In this case, it is best to state what yoga is not.  It is not an exercise, although there are numerous health benefits.  It is not a competition or a sport for those who are the most flexible.  It is for everyone and for all levels of physical capability. It is not a “one size fits all” philosophy; there are several different styles of yoga and even within those styles, the best yoga is tailored to your needs and abilities.  It is not a 60 or 90-minute class spent only on a yoga mat.  It is an approach to life that is practiced on and off the mat.   It is not a religion, although it does support your relationship with your spirit in that through yoga you may know yourself more fully and become more aware of your connectivity to everyone and everything around you. Many people associate yoga with the poses that have become noteworthy on the front cover of magazines, but the asana practice is only one part of yoga.  There are seven other skills or “limbs” for looking more closely at the mind and understanding how to unravel the complexities of our suffering. 

 

Yoga is the Sanskrit name for union or “to yoke”.  It is essentially a system that studies all aspects of our being and provides tools for bringing together these for your highest self-expression.
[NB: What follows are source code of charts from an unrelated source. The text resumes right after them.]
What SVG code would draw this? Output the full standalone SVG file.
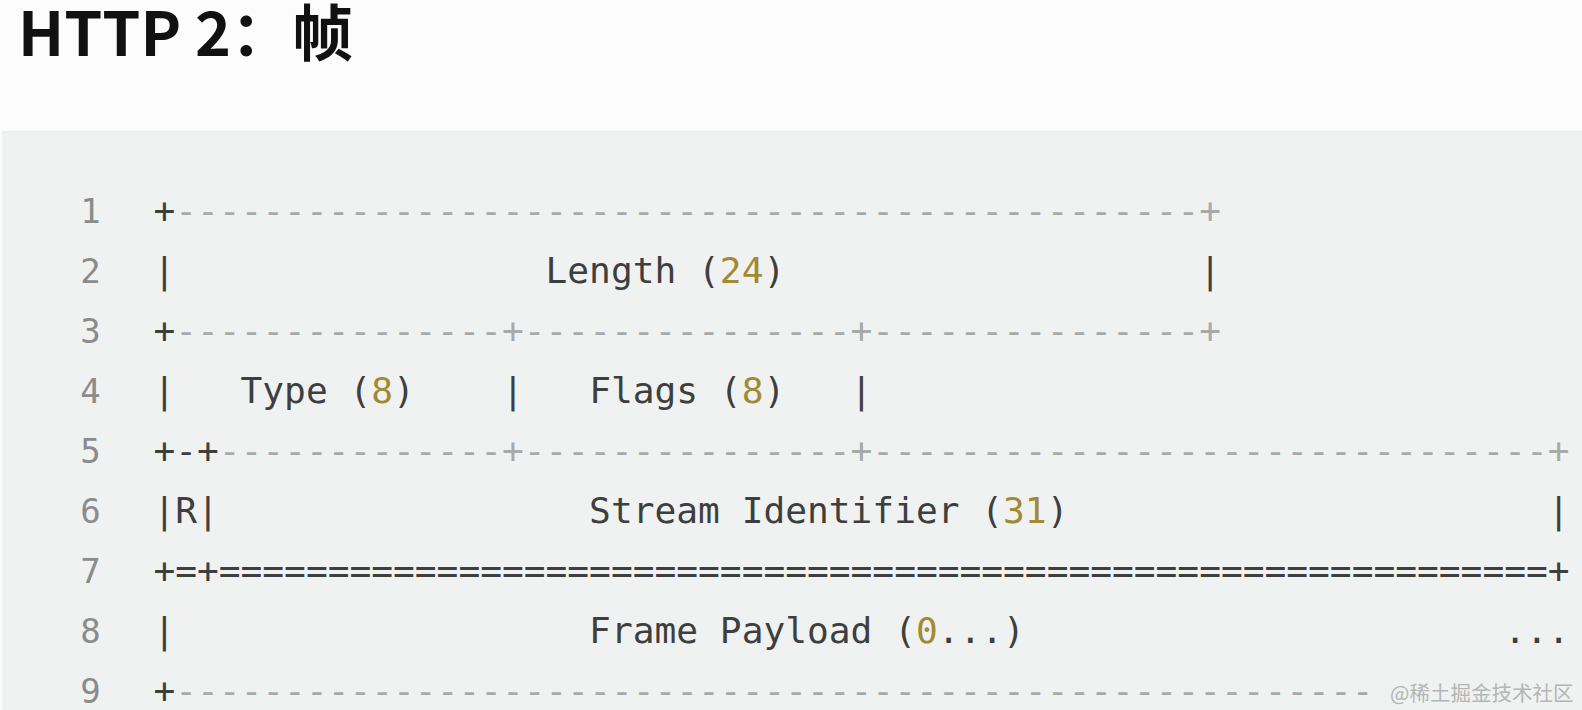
<svg xmlns="http://www.w3.org/2000/svg" width="1582" height="710" viewBox="0 0 1582 710">
<style>
.code{font-family:"DejaVu Sans Mono","Liberation Mono",monospace;font-size:36.2px;white-space:pre;fill:#3d3f3f}
.g{fill:#a8aaaa}
.y{fill:#a08a33}
.num{font-family:"DejaVu Sans Mono","Liberation Mono",monospace;font-size:34px;fill:#8a8c8c;text-anchor:middle}
.title{font-family:"Noto Sans CJK SC","Noto Sans",sans-serif;font-size:61px;font-weight:700;fill:#111}
.wm{font-family:"Noto Sans CJK SC",sans-serif;font-size:20.5px;fill:#b4b6b6}
</style>
<defs>
<linearGradient id="sh" x1="0" y1="0" x2="0" y2="1">
<stop offset="0" stop-color="#e9ecea"/>
<stop offset="1" stop-color="#eff2f1"/>
</linearGradient>
</defs>
<rect width="1582" height="710" fill="#fcfcfc"/>
<rect x="2" y="131" width="1580" height="579" fill="#eff2f1"/>
<rect x="2" y="131" width="1580" height="4" fill="url(#sh)"/>
<g id="title"><text class="title" x="18" y="56">HTTP 2：帧</text></g>
<g id="line-numbers">
<text class="num" x="90.5" y="222.7">1</text>
<text class="num" x="90.5" y="282.7">2</text>
<text class="num" x="90.5" y="342.7">3</text>
<text class="num" x="90.5" y="402.7">4</text>
<text class="num" x="90.5" y="462.7">5</text>
<text class="num" x="90.5" y="522.7">6</text>
<text class="num" x="90.5" y="582.7">7</text>
<text class="num" x="90.5" y="642.7">8</text>
<text class="num" x="90.5" y="702.7">9</text>
</g>
<g id="frame">
<text class="code" x="153.4" y="222.7">+<tspan class="g">-----------------------------------------------+</tspan></text>
<text class="code" x="153.4" y="282.7">|                 Length (<tspan class="y">24</tspan>)                   |</text>
<text class="code" x="153.4" y="342.7">+<tspan class="g">---------------+---------------+---------------+</tspan></text>
<text class="code" x="153.4" y="402.7">|   Type (<tspan class="y">8</tspan>)    |   Flags (<tspan class="y">8</tspan>)   |</text>
<text class="code" x="153.4" y="462.7">+-+<tspan class="g">-------------+---------------+-------------------------------+</tspan></text>
<text class="code" x="153.4" y="522.7">|R|                 Stream Identifier (<tspan class="y">31</tspan>)                      |</text>
<text class="code" x="153.4" y="582.7">+=+=============================================================+</text>
<text class="code" x="153.4" y="642.7">|                   Frame Payload (<tspan class="y">0</tspan>...)                      ...</text>
<text class="code" x="153.4" y="702.7">+<tspan class="g">-------------------------------------------------------</tspan></text>
</g>
<g id="watermark"><text class="wm" x="1390" y="701">@稀土掘金技术社区</text></g>
</svg>
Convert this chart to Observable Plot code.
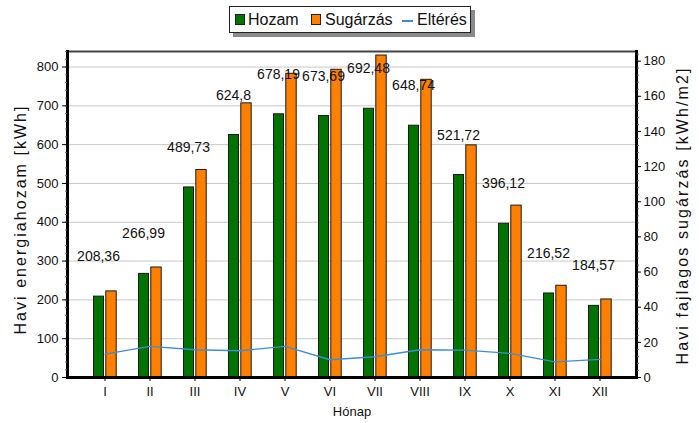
<!DOCTYPE html>
<html><head><meta charset="utf-8">
<script src="https://cdn.jsdelivr.net/npm/d3@7"></script>
<script src="https://cdn.jsdelivr.net/npm/@observablehq/plot@0.6"></script>
<style>
body{margin:0;background:#fff;font-family:"Liberation Sans",Arial,sans-serif;}
#wrap{position:relative;width:699px;height:423px;}
#legend{position:absolute;left:229px;top:6px;width:240px;height:25px;border:1px solid #222;box-shadow:4px 4px 0 #8a8a8a;background:#fff;z-index:2;font-size:16px;color:#111;}
.item{position:absolute;top:0;height:25px;line-height:26px;white-space:nowrap;}
.sw{position:absolute;width:8px;height:9px;border:1px solid #222;top:7px;}
.ln{position:absolute;width:11px;height:2px;top:13px;background:#3b8ed8;}
</style></head>
<body>
<div id="wrap">
  <div id="legend">
    <div class="sw" style="left:5px;background:#007300"></div>
    <div class="item" style="left:18px">Hozam</div>
    <div class="sw" style="left:81px;background:#ff8000"></div>
    <div class="item" style="left:95px">Sugárzás</div>
    <div class="ln" style="left:172px"></div>
    <div class="item" style="left:187px">Eltérés</div>
  </div>
</div>
<script>
const months = ["I","II","III","IV","V","VI","VII","VIII","IX","X","XI","XII"];
const hozam = [208.36, 266.99, 489.73, 624.8, 678.19, 673.69, 692.48, 648.74, 521.72, 396.12, 216.52, 184.57];
const sugarzas = [49.0, 62.6, 118.1, 156.0, 172.8, 175.1, 183.2, 169.4, 132.1, 97.8, 52.2, 44.4];
const elteres = [13.3, 17.7, 15.8, 15.2, 17.7, 10.1, 11.8, 15.8, 15.6, 13.7, 8.9, 10.3];
const leftTicks = [0, 100, 200, 300, 400, 500, 600, 700, 800];
const rightTicks = [0, 20, 40, 60, 80, 100, 120, 140, 160, 180];
const titleL = "Havi energiahozam [kWh]";
const titleR = "Havi fajlagos sugárzás [kWh/m2]";

const leftMax = 840, rightMax = 185.5;
const k = leftMax / rightMax;
const data = months.map((m, i) => ({m, hozam: hozam[i], sug: sugarzas[i], elt: elteres[i]}));

const chart = Plot.plot({
  width: 699, height: 423,
  marginTop: 51, marginBottom: 46, marginLeft: 67, marginRight: 63,
  style: {fontFamily: "'Liberation Sans', Arial, sans-serif", fontSize: "13px", color: "#000", background: "transparent"},
  x: {type: "band", domain: months, paddingInner: 0, paddingOuter: 0.31},
  y: {domain: [0, leftMax]},
  marks: [
    Plot.ruleY(leftTicks.slice(1), {stroke: "#c8c8c8", strokeWidth: 1}),
    Plot.barY(data, {x: "m", y: "hozam", fill: "#007300", stroke: "#1a1a1a", strokeWidth: 1, insetLeft: 11.5, insetRight: 23.5}),
    Plot.barY(data, {x: "m", y: d => d.sug * k, fill: "#ff8000", stroke: "#1a1a1a", strokeWidth: 1, insetLeft: 23.8, insetRight: 10.8}),
    Plot.line(data, {x: "m", y: d => d.elt * k, stroke: "#3b8ed8", strokeWidth: 1.4}),
    Plot.text(data, {x: "m", y: "hozam", text: d => String(d.hozam).replace(".", ","), dx: -6.5, dy: -40, fontSize: 14, fill: "#111"}),
    Plot.ruleY([leftMax], {stroke: "#444", strokeWidth: 2}),
    Plot.ruleY([0], {stroke: "#000", strokeWidth: 3}),
    Plot.frame({anchor: "left", stroke: "#000", strokeWidth: 3}),
    Plot.frame({anchor: "right", stroke: "#000", strokeWidth: 3}),
    Plot.axisY(d3.range(0, 841, 20), {anchor: "left", tickSize: 2, tickFormat: () => "", label: null, stroke: "#666"}),
    Plot.axisY(d3.range(0, 186, 4).map(v => v * k), {anchor: "right", tickSize: 2, tickFormat: () => "", label: null, stroke: "#666"}),
    Plot.axisY(leftTicks, {anchor: "left", tickSize: 5, tickPadding: 4, fontSize: 13, label: null, stroke: "#000", fill: "#111"}),
    Plot.axisY(rightTicks.map(v => v * k), {anchor: "right", tickSize: 4, tickPadding: 3, fontSize: 13, tickFormat: (v, i) => String(rightTicks[i]), label: null, stroke: "#000", fill: "#111"}),
    Plot.axisX(months, {anchor: "bottom", tickSize: 4, tickPadding: 5, fontSize: 13, label: null, stroke: "#000", fill: "#111"}),
    Plot.text([titleL], {frameAnchor: "left", textAnchor: "middle", lineAnchor: "middle", rotate: -90, dx: -47, dy: 6, fontSize: 16, fill: "#111"}),
    Plot.text([titleR], {frameAnchor: "right", textAnchor: "middle", lineAnchor: "middle", rotate: -90, dx: 46, dy: 2, fontSize: 16, fill: "#111"}),
    Plot.text(["Hónap"], {frameAnchor: "bottom", textAnchor: "middle", lineAnchor: "middle", dy: 34, fontSize: 13, fill: "#111"})
  ]
});
d3.select(chart).selectAll("text").each(function() {
  const t = this.textContent;
  if (t === titleL) d3.select(this).attr("textLength", 228).attr("lengthAdjust", "spacing");
  if (t === titleR) d3.select(this).attr("textLength", 296).attr("lengthAdjust", "spacing");
});
document.getElementById("wrap").appendChild(chart);
</script>
</body></html>
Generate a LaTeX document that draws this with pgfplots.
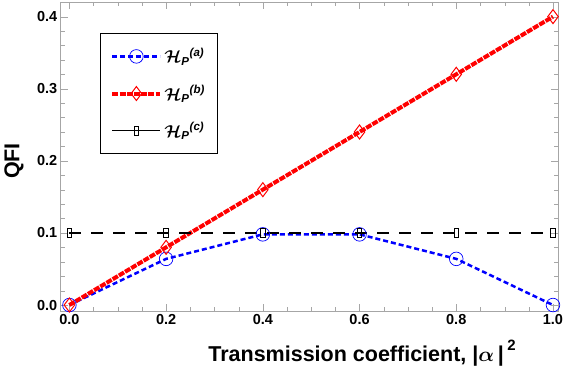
\documentclass[border=0pt]{standalone}
\usepackage{pgfplots}
\pgfplotsset{compat=1.18}
\usepackage{fontspec}
\setmainfont{Liberation Sans}
\usepackage{amsmath}
\pgfplotsset{
  solidlegend/.style={legend image code/.code={\draw[##1,solid,mark repeat=2,mark phase=2] plot coordinates {(0pt,0pt) (24pt,0pt) (48pt,0pt)};}},
}
\begin{document}
\begin{tikzpicture}
\begin{axis}[
  scale only axis,
  width=497.3pt, height=309.3pt,
  xmin=-0.018, xmax=1.0104,
  ymin=-0.0087, ymax=0.4203,
  xtick={0,0.2,...,1.0},
  ytick={0,0.1,...,0.4},
  minor x tick num=3,
  minor y tick num=4,
  tick align=inside,
  axis line style={gray!70},
  tick style={gray!70},
  major tick length=7pt,
  minor tick length=4pt,
  xticklabel style={/pgf/number format/.cd,fixed,fixed zerofill,precision=1},
  yticklabel style={/pgf/number format/.cd,fixed,fixed zerofill,precision=1},
  /pgf/number format/assume math mode=true,
  ticklabel style={font=\bfseries\fontsize{14.5}{17}\selectfont},
  xlabel={Transmission coefficient, \textbf{|}$\boldsymbol{\alpha}$\,\textbf{|}\,\raisebox{1.0ex}{\fontsize{15}{16}\selectfont\textbf{2}}},
  ylabel={QFI},
  label style={font=\bfseries\fontsize{21.5}{24}\selectfont},
  xlabel style={at={(axis description cs:0.606,-0.162)},anchor=base},
  ylabel style={at={(axis description cs:-0.094,0.486)},anchor=center},
  legend style={at={(axis description cs:0.079,0.9)},anchor=north west,
    draw=black, line width=0.8pt, font=\fontsize{16.5}{18}\selectfont,
    row sep=17pt, inner xsep=10pt, inner ysep=13pt},
  legend cell align=left,
  legend image code/.code={\draw[#1,mark repeat=2,mark phase=2] plot coordinates {(0pt,0pt) (24pt,0pt) (48pt,0pt)};},
]
\addplot[blue, line width=2.5pt, dash pattern=on 5pt off 3pt, mark=o, mark size=6.8pt, mark options={solid, line width=0.7pt}]
  coordinates {(0,0) (0.2,0.064) (0.4,0.098) (0.6,0.098) (0.8,0.064) (1.0,0)};
\addlegendentry{$\boldsymbol{\mathcal{H}}_{\textbf{\textit{P}}}{}^{\textbf{\textit{(a)}}}$}
\addplot[red, line width=4pt, dash pattern=on 6pt off 1.2pt, mark=diamond, mark size=7pt, mark options={solid, line width=1pt,fill=white}]
  coordinates {(0,0) (0.2,0.08) (0.4,0.16) (0.6,0.24) (0.8,0.32) (1.0,0.4)};
\addlegendentry{$\boldsymbol{\mathcal{H}}_{\textbf{\textit{P}}}{}^{\textbf{\textit{(b)}}}$}
\addplot[black, line width=1.6pt, dash pattern=on 12pt off 10pt, mark=square, mark size=4.5pt, mark options={solid, line width=0.8pt, xscale=0.5}, solidlegend]
  coordinates {(0,0.1) (0.2,0.1) (0.4,0.1) (0.6,0.1) (0.8,0.1) (1.0,0.1)};
\addlegendentry{$\boldsymbol{\mathcal{H}}_{\textbf{\textit{P}}}{}^{\textbf{\textit{(c)}}}$}
\end{axis}
\pgfresetboundingbox
\path ([shift={(-60.7pt,-56.7pt)}]current axis.south west) rectangle ([shift={(5pt,2pt)}]current axis.north east);
\end{tikzpicture}
\end{document}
The Yoga Sutras or text of Indian philosophy for self-transformation as documented by Patanjali, are as valid today as they were two thousand years ago.  The human mind has not changed.  The physical body still operates the same way with a very complex set of systems (musculo-skeletal, cardiovascular, respiratory, endocrine and nervous) that are highly dependent on the other complex systems (emotional, mental and spiritual) of our being. Yoga is a technology for well-being that when practiced on a regular basis, can be a way of life that teaches us to respond to the pressures of life with an open mind and heart.  Yoga is for anyone who is dedicated to self-awareness and living a life with greater peace and well-being.